Ahli perencanaan wilayah dan kota Hendro Sangkoyo, di Jakarta, Rabu (8/5/2019), mengatakan, pemindahan ibu kota membutuhkan perencanaan matang dengan melihat kajian di sejumlah wilayah. Menurut ia, jangan sampai pemindahan ibu kota ini malah jadi memindahkan masalah di Jakarta ke daerah yang akan dijadikan ibu kota.
”Perlu dilihat perencanaan yang matang, dari sisi potensi bencana yang ada di wilayah baru ini, seperti bencana alam ataupun bencana sosial,” ucapnya dalam acara diskusi ”Maju Mundur Ibu Kota” di Jakarta, Rabu.
Hendro mengatakan, rencana ini memang sudah dicanangkan Presiden Joko Widodo sejak beberapa tahun lalu, tetapi baru menuju tahap yang lebih serius pada tahun ini. Menurut ia, semua pihak tidak boleh memandang rencana ini hanya sebagai pengalihan isu dan motif politik semata.
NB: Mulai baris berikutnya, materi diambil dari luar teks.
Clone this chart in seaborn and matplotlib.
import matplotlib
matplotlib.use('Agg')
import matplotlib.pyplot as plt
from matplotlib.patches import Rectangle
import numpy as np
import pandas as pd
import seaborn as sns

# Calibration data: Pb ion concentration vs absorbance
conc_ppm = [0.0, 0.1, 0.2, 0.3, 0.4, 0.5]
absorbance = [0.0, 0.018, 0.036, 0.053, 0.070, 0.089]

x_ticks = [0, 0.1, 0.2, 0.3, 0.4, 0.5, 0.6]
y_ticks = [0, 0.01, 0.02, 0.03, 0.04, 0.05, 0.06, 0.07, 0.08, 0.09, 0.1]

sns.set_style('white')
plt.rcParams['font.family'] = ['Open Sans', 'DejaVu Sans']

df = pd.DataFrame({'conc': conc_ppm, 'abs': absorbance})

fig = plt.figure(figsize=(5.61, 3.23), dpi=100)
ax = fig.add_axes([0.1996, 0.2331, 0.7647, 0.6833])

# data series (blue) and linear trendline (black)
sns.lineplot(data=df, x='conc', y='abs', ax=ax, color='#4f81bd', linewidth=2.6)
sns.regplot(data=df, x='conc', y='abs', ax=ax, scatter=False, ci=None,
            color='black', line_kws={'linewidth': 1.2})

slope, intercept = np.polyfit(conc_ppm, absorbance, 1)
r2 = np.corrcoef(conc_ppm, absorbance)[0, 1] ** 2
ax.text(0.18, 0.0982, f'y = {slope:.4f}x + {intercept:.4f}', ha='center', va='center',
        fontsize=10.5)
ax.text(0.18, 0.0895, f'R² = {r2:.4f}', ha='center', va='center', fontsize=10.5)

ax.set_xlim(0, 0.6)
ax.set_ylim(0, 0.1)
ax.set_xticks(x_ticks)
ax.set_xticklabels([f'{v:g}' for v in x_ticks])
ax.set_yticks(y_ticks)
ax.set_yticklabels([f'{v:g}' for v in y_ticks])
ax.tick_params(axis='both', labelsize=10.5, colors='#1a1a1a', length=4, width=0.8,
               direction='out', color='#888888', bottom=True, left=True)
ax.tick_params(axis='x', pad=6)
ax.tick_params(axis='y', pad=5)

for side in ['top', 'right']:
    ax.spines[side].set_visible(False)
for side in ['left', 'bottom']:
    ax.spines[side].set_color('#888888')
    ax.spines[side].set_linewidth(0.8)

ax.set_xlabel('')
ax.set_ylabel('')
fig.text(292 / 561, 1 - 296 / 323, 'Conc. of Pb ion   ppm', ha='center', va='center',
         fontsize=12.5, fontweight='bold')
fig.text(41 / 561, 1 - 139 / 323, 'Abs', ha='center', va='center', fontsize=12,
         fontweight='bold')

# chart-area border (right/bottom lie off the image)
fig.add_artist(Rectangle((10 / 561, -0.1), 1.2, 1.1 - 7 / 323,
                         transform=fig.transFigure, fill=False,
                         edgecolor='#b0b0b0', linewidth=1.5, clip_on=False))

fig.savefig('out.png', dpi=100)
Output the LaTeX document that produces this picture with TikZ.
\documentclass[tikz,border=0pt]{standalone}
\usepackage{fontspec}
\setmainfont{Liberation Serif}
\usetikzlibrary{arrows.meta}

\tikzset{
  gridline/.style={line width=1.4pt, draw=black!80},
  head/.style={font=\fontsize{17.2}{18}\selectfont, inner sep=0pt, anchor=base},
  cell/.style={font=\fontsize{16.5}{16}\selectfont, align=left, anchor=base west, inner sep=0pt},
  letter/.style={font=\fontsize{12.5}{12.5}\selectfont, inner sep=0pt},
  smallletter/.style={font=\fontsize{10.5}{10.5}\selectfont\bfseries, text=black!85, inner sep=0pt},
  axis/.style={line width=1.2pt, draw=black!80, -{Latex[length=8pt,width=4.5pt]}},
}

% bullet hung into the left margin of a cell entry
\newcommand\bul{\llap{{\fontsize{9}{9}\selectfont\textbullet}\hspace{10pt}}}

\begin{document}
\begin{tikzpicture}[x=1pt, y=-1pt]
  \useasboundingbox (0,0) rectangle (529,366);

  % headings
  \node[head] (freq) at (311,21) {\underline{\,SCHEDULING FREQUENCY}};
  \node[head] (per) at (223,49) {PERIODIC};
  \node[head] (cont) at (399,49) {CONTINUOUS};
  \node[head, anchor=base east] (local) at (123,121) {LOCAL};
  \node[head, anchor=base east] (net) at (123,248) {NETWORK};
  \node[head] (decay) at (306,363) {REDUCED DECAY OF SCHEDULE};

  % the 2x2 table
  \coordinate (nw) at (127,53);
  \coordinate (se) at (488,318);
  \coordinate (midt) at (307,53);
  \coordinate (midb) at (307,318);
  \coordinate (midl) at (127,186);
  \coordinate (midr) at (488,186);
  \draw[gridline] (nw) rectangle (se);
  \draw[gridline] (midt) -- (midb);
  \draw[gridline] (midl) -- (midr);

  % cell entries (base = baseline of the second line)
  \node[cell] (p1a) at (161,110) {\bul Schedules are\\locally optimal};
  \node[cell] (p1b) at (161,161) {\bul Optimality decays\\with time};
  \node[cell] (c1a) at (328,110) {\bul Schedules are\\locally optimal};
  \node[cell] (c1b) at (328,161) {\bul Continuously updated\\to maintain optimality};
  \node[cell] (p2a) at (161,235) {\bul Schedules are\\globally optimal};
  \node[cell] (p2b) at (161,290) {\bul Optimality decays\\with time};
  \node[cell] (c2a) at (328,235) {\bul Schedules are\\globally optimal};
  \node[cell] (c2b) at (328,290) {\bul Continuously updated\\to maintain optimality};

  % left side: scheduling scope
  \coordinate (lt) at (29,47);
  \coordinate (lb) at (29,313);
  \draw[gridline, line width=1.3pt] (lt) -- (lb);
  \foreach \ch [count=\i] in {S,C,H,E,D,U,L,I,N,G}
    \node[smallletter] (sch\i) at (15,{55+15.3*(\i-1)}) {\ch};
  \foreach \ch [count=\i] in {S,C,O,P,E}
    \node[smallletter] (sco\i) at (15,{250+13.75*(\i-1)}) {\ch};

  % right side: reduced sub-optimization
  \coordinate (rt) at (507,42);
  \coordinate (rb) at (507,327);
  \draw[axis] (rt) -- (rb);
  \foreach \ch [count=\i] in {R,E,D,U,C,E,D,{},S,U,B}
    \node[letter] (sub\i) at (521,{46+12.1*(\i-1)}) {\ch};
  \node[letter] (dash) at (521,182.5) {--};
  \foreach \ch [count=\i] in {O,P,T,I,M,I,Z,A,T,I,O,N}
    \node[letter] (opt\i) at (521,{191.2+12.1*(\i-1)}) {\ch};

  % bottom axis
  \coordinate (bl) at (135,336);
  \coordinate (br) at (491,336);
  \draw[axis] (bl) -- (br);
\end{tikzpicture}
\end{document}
Namun, rencana ini harus dikawal agar bisa berjalan efektif.
Menurut rencana, pemerintah pusat telah menyiapkan dana Rp 323 triliun-Rp 466 triliun untuk proses pemindahan ibu kota. Pendiri Rujak Center for Urban Studies, Elisa Sutanudjaja, mengatakan, biaya besar tersebut harus dikawal penggunaannya.
”Biaya itu cukup besar dan kita tidak tahu apakah nantinya menggunakan APBN atau tidak. Oleh sebab itu, jangan sampai biaya yang dikeluarkan ini sia-sia dan tidak menyelesaikan masalah di Jakarta,” ujarnya.
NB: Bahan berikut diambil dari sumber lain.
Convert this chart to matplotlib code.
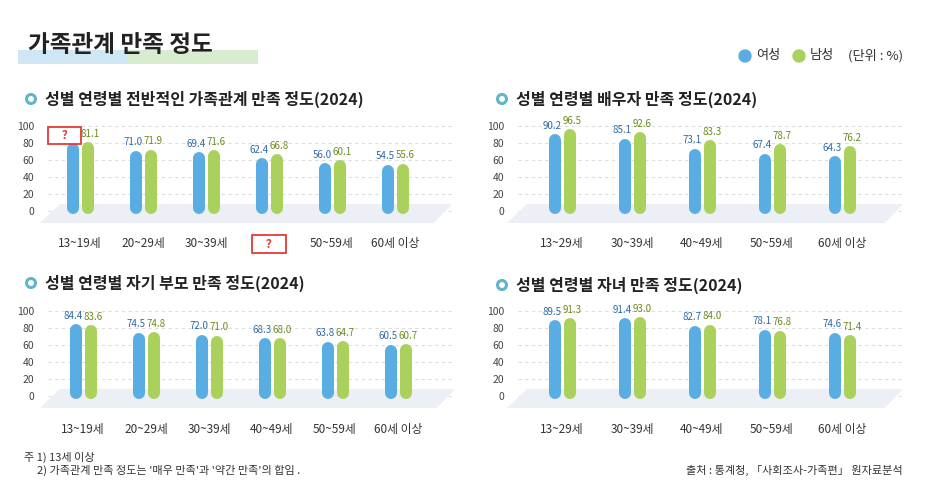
import matplotlib
matplotlib.use("Agg")
import matplotlib.pyplot as plt
from matplotlib import font_manager as fm
from matplotlib.patches import Polygon, Ellipse, Rectangle
import numpy as np

names = sorted({f.name for f in fm.fontManager.ttflist if "CJK" in f.name})
kr = [n for n in names if "KR" in n] + names
plt.rcParams["font.family"] = "sans-serif"
plt.rcParams["font.sans-serif"] = kr + ["DejaVu Sans"]

cats6 = ["13~19세", "20~29세", "30~39세", "?", "50~59세", "60세 이상"]
cats6b = ["13~19세", "20~29세", "30~39세", "40~49세", "50~59세", "60세 이상"]
cats5 = ["13~29세", "30~39세", "40~49세", "50~59세", "60세 이상"]

tl_f = [79.5, 71.0, 69.4, 62.4, 56.0, 54.5]
tl_m = [81.1, 71.9, 71.6, 66.8, 60.1, 55.6]
tl_f_lab = ["?", "71.0", "69.4", "62.4", "56.0", "54.5"]
tr_f = [90.2, 85.1, 73.1, 67.4, 64.3]
tr_m = [96.5, 92.6, 83.3, 78.7, 76.2]
bl_f = [84.4, 74.5, 72.0, 68.3, 63.8, 60.5]
bl_m = [83.6, 74.8, 71.0, 68.0, 64.7, 60.7]
br_f = [89.5, 91.4, 82.7, 78.1, 74.6]
br_m = [91.3, 93.0, 84.0, 76.8, 71.4]

BLUE = "#5aade3"
GREEN = "#a9d15b"
BLUE_T = "#2f6aa8"
GREEN_T = "#6a8c1e"
W, H = 925, 500
fig = plt.figure(figsize=(9.25, 5), dpi=100)
fig.patch.set_facecolor("white")

def fx(px): return px / W
def fy(py): return 1 - py / H

def dot(px, py, d, **kw):
    fig.add_artist(Ellipse((fx(px), fy(py)), d / W, d / H, transform=fig.transFigure, **kw))

# header
fig.add_artist(Rectangle((fx(18), fy(64)), fx(240), 14 / H, transform=fig.transFigure,
                         facecolor="#d8ecd0", edgecolor="none", zorder=0))
fig.add_artist(Rectangle((fx(18), fy(64)), fx(110), 14 / H, transform=fig.transFigure,
                         facecolor="#cfe6f4", edgecolor="none", zorder=0))
fig.text(fx(28), fy(45), "가족관계 만족 정도", fontsize=17, fontweight="bold", va="center", color="#222")
# legend
dot(745, 56, 12, color=BLUE)
fig.text(fx(756), fy(56), "여성", fontsize=9.5, va="center", color="#333")
dot(799, 56, 12, color=GREEN)
fig.text(fx(810), fy(56), "남성", fontsize=9.5, va="center", color="#333")
fig.text(fx(848), fy(56), "(단위 : %)", fontsize=9.5, va="center", color="#333")

PPU = 0.85
QS = "\u3000?\u3000"

def panel(title, tx, ty, cats, fem, mal, flabs, left, right, x0, dx, y0, floor, qbox=None):
    ax = fig.add_axes([fx(left), fy(y0 + 14), fx(right - left), (14 + 100) / H])
    ax.set_ylim(-14 / PPU, 100 / PPU)
    ax.set_xlim((left - x0) / dx, (right - x0) / dx)
    for s in ax.spines.values():
        s.set_visible(False)
    def dxp(px): return (px - x0) / dx
    def dyp(py): return (y0 - py) / PPU
    fl, frt = floor
    ax.add_patch(Polygon([(dxp(fl), dyp(y0 + 12)), (dxp(fl + 20), dyp(y0 - 7)),
                          (dxp(frt), dyp(y0 - 7)), (dxp(frt - 18), dyp(y0 + 12))],
                         closed=True, facecolor="#eceff5", edgecolor="none", zorder=1, clip_on=False))
    ax.set_yticks([0, 20, 40, 60, 80, 100])
    ax.tick_params(axis="y", length=0, labelsize=7.5, colors="#444", pad=10)
    ax.yaxis.grid(True, linestyle=(0, (3, 3)), color="#dddddd", linewidth=0.8)
    ax.set_axisbelow(True)
    idx = np.arange(len(cats))
    ax.set_xticks(idx)
    ax.set_xticklabels([QS if c == "?" else c for c in cats], fontsize=8.5, color="#333")
    ax.tick_params(axis="x", length=0, pad=9)
    if qbox is not None:
        lab = ax.get_xticklabels()[qbox]
        lab.set_color("#e53935")
        lab.set_fontweight("bold")
        lab.set_bbox(dict(boxstyle="square,pad=0.2", facecolor="white", edgecolor="#e53935", linewidth=1.3))
    off = 7.5 / dx
    loff = 10 / dx
    r = 6 / PPU
    lw = 12 * 72 / 100
    for i in idx:
        ax.plot([i - off, i - off], [-3 + r, fem[i] - r], color=BLUE, lw=lw, solid_capstyle="round", zorder=3)
        ax.plot([i + off, i + off], [-3 + r, mal[i] - r], color=GREEN, lw=lw, solid_capstyle="round", zorder=3)
        if flabs[i] == "?":
            ax.text(i - off - 8 / dx, mal[i] + 8, QS, ha="center", va="center", fontsize=8.5,
                    color="#e53935", fontweight="bold",
                    bbox=dict(boxstyle="square,pad=0.15", facecolor="white", edgecolor="#e53935", linewidth=1.3))
        else:
            ax.text(i - loff, fem[i] + 4, flabs[i], ha="center", va="bottom", fontsize=7, color=BLUE_T)
        ax.text(i + loff, mal[i] + 4, f"{mal[i]:.1f}", ha="center", va="bottom", fontsize=7, color=GREEN_T)
    dot(tx, ty, 9, facecolor="white", edgecolor="#5fb6c8", linewidth=2.2)
    fig.text(fx(tx + 14), fy(ty), title, fontsize=11.5, fontweight="bold", va="center", color="#222")

panel("성별 연령별 전반적인 가족관계 만족 정도(2024)", 31, 99, cats6, tl_f, tl_m, tl_f_lab,
      48, 455, 80, 63, 211, (40, 452), qbox=3)
panel("성별 연령별 배우자 만족 정도(2024)", 502, 99, cats5, tr_f, tr_m, [f"{v:.1f}" for v in tr_f],
      518, 905, 562, 70, 211, (507, 903))
panel("성별 연령별 자기 부모 만족 정도(2024)", 31, 283, cats6b, bl_f, bl_m, [f"{v:.1f}" for v in bl_f],
      48, 455, 83, 63, 396, (40, 455))
panel("성별 연령별 자녀 만족 정도(2024)", 502, 285, cats5, br_f, br_m, [f"{v:.1f}" for v in br_f],
      518, 905, 562, 70, 396, (507, 903))

fig.text(fx(24), fy(457), "주 1) 13세 이상", fontsize=8, va="center", color="#333")
fig.text(fx(37), fy(470), "2) 가족관계 만족 정도는 '매우 만족'과 '약간 만족'의 합임 .", fontsize=8, va="center", color="#333")
fig.text(fx(903), fy(470), "출처 : 통계청, 「사회조사-가족편」 원자료분석", fontsize=8, va="center", ha="right", color="#333")

fig.savefig("out.png", dpi=100, facecolor="white")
Peneliti lingkungan Wahana Lingkungan Hidup Indonesia (Walhi), Dwi Sawung, menuturkan, masalah lingkungan di Jakarta tidak serta-merta selesai jika ibu kota dipindahkan. Menurut ia, masalah ketersediaan air bersih dan banjir harus menjadi perhatian khusus meski ibu kota sudah pindah ke luar Pulau Jawa.
”Masalah banjir di Jakarta ini merupakan dampak dari daerah sekitar. Oleh sebab itu, perlu sinergi antara Jakarta dan daerah metropolitan di sekitarnya untuk menyelesaikan masalah ini,” ucapnya.
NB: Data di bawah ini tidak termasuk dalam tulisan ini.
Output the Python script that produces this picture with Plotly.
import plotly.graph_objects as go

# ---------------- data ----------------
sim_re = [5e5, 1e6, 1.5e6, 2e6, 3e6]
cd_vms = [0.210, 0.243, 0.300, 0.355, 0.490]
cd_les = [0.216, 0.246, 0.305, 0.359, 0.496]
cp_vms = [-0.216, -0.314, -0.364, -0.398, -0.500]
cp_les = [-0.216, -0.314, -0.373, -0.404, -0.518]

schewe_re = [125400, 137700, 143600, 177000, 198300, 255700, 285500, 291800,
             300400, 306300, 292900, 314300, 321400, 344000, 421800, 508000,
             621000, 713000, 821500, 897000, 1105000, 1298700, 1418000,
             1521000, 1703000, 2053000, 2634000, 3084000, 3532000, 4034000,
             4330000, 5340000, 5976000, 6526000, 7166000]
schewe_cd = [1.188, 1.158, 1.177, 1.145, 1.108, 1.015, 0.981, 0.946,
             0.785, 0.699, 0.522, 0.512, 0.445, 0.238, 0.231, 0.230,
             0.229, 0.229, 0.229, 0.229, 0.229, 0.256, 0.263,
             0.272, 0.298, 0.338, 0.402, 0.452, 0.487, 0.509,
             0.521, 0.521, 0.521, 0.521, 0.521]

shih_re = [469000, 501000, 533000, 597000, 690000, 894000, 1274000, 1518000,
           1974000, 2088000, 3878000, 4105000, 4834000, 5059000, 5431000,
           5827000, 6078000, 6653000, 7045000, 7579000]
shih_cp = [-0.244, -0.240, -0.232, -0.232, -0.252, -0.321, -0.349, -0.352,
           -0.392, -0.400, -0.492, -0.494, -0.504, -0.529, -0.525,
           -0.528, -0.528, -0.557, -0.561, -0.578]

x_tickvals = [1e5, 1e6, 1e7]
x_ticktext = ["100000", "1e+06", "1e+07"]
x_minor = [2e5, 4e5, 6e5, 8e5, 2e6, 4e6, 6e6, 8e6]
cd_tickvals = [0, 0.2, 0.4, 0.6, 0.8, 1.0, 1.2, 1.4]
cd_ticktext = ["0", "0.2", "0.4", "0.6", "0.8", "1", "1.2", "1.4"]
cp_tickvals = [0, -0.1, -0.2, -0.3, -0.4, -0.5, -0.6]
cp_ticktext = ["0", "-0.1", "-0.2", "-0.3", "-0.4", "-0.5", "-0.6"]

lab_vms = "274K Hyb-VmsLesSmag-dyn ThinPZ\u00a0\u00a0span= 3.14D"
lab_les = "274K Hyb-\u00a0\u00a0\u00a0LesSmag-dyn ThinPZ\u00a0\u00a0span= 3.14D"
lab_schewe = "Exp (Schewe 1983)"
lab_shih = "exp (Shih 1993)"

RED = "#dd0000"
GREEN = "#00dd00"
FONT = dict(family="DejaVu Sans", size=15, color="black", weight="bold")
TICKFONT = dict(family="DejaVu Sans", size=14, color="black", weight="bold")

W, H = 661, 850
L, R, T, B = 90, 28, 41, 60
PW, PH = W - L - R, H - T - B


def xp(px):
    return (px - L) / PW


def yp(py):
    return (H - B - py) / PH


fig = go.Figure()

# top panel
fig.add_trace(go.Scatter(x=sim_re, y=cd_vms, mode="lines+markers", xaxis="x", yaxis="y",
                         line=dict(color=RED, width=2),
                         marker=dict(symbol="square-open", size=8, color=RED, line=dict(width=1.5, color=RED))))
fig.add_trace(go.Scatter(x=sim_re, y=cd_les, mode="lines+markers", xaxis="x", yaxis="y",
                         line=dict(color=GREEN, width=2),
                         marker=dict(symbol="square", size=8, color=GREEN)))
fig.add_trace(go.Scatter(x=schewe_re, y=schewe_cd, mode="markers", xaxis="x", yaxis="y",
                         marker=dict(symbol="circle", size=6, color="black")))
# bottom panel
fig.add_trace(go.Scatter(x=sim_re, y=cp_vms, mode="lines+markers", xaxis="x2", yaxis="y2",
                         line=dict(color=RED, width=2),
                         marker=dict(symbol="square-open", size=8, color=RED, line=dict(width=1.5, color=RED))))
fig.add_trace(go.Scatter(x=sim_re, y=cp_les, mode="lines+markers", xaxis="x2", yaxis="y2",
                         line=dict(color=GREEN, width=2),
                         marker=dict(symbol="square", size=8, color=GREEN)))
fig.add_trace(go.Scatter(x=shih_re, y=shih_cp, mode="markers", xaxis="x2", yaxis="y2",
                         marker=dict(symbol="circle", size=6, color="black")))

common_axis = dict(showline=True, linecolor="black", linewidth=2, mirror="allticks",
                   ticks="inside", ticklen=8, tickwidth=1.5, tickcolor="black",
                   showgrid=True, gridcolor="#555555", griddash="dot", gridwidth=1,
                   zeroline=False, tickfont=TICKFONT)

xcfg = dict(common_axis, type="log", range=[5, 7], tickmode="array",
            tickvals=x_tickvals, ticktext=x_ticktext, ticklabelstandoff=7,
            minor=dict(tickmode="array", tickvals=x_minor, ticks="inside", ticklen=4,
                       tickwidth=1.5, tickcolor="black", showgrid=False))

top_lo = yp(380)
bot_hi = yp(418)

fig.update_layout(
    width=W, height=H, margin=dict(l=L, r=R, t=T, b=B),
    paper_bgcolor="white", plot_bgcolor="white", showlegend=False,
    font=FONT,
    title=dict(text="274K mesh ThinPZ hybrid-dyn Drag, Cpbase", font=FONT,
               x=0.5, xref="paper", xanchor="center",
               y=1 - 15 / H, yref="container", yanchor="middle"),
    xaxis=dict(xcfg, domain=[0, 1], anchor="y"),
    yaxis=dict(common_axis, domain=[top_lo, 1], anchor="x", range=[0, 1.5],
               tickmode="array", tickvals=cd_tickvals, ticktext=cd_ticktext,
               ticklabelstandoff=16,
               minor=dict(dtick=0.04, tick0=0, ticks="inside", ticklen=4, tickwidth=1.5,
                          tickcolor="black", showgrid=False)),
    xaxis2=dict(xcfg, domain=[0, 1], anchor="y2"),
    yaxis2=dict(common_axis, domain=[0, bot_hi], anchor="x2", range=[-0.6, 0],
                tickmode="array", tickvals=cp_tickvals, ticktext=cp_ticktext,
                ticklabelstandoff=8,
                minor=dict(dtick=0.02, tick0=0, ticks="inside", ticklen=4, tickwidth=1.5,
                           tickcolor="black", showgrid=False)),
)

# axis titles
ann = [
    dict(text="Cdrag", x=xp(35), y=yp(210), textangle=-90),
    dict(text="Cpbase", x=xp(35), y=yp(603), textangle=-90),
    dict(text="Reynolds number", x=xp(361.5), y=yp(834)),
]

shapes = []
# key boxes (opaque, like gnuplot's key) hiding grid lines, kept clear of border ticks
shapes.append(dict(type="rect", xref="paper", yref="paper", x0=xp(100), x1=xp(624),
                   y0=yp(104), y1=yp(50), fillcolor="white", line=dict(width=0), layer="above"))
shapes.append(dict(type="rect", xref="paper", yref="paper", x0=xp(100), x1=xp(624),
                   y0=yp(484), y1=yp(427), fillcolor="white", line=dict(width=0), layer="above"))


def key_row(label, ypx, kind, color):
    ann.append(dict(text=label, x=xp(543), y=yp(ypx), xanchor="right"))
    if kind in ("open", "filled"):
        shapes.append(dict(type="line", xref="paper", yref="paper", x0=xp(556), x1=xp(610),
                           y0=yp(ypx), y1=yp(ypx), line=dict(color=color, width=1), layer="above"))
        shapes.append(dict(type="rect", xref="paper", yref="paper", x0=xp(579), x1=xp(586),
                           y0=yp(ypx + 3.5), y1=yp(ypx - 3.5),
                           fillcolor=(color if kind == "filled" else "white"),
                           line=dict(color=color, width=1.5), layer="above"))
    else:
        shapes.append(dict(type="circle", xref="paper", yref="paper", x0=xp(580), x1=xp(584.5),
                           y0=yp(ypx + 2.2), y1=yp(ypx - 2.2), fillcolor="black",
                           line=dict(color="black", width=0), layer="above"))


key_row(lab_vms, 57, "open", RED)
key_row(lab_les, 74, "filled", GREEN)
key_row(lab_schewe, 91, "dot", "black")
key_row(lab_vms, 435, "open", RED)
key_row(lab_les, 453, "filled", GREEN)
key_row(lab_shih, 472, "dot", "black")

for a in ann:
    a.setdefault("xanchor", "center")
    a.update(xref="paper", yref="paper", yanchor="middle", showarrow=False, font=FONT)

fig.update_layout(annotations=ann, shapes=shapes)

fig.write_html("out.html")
Masalah polusi akibat banyaknya kendaraan di Jakarta juga belum tentu terselesaikan jika ibu kota pindah ke Jakarta. Sebelumnya, Gubernur DKI Jakarta Anies Baswedan mengatakan, jumlah kendaraan pribadi di DKI Jakarta ada 17 juta unit.
”Jika ibu kota dipindahkan, belum tentu masalah kemacetan dan polusi bisa teratasi karena banyaknya kendaraan pribadi di kota ini,” ujarnya.
Transisi
Sejarawan JJ Rizal mengatakan, wacana pemindahan ibu kota ke Palangkaraya, Kalimantan Tengah, sudah ada sejak era Presiden Soekarno pada tahun 1957. Menurut ia, jika pemerintah ingin memindahkan ibu kota, harus dilihat seberapa besar urgensinya.
”Sebaiknya kantor-kantor kementerian serta kantor pemerintahnya saja yang dipindahkan agar tidak terpusat di Jakarta saja,” katanya.
Secara terpisah, Direktur Eksekutif Komite Pemantauan Pelaksanaan Otonomi Daerah Robert Endi Jaweng mengatakan, permasalahan kompleks di DKI Jakarta tidak bisa selesai hanya karena perencanaan pemindahan ibu kota. Menurut dia, perlu waktu transisi yang cukup panjang agar konsep pemindahan ibu kota ini berjalan efektif.
”Mungkin butuh waktu sekitar belasan tahun untuk memindahkan ibu kota. Tidak bisa hanya dilakukan dalam jangka waktu lima tahun,” ujarnya.